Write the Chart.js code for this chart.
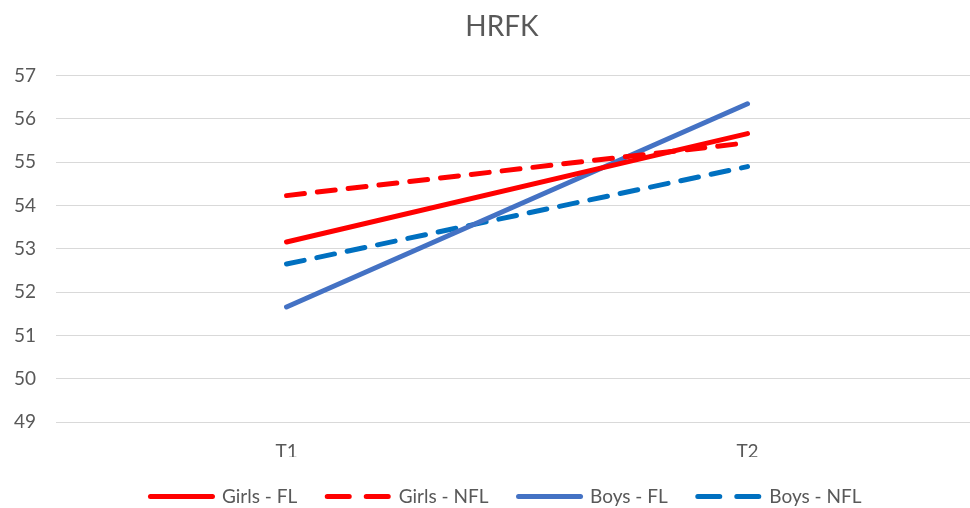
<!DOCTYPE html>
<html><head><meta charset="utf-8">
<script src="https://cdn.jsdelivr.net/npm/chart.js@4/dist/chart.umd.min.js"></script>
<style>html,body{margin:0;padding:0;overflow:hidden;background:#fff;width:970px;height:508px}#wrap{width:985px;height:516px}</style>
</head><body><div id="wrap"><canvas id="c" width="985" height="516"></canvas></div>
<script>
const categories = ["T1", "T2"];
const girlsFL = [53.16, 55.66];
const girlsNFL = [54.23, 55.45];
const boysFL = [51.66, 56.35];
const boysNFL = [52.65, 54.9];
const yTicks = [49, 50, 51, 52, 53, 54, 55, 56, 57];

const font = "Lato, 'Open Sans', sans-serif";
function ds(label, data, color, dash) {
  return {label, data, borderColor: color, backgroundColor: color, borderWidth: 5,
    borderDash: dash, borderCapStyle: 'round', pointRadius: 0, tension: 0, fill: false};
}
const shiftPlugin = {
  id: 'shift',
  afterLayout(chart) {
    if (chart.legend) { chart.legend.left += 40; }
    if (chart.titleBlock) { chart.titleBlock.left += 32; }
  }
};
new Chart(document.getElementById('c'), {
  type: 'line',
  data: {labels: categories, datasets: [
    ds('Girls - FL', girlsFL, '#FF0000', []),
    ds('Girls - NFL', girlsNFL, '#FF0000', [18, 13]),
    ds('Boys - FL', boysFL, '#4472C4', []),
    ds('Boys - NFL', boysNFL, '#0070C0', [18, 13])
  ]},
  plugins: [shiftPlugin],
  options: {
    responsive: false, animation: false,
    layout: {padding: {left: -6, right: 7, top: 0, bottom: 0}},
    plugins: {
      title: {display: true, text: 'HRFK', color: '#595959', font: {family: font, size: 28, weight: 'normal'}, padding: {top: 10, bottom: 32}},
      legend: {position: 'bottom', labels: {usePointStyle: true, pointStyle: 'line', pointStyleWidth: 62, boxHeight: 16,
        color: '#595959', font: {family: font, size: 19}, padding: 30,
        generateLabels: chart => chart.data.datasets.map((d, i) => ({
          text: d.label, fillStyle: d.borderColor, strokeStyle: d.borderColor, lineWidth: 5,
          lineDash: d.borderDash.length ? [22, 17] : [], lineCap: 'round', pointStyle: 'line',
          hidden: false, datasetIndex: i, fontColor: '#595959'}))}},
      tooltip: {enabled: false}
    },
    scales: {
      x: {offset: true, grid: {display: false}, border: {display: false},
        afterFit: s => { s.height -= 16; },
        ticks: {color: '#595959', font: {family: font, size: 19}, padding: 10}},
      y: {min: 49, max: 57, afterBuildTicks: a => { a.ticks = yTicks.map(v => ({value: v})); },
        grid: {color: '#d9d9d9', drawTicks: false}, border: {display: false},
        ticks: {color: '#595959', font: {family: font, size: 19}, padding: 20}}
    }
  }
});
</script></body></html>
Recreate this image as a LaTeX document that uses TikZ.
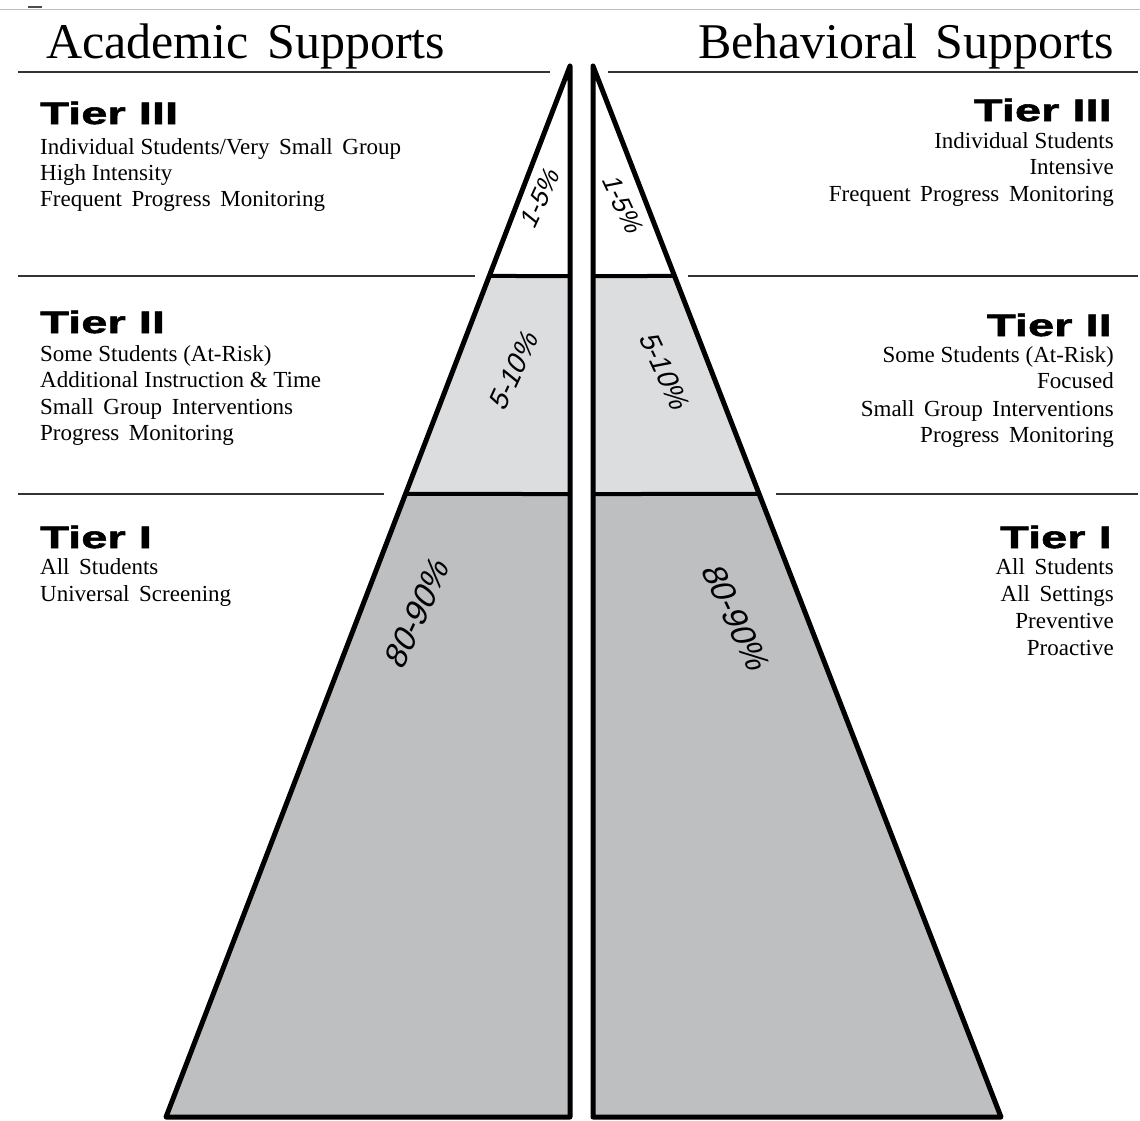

┄┄┄┄┄┄┄┄┄┄┄┄┄┄┄┄┄┄┄┄

Pick out all lines from the data above in which the word "document" appears.

## The output
new Chart(document.getElementById('c'), {
Recreate this image as a LaTeX document that uses TikZ.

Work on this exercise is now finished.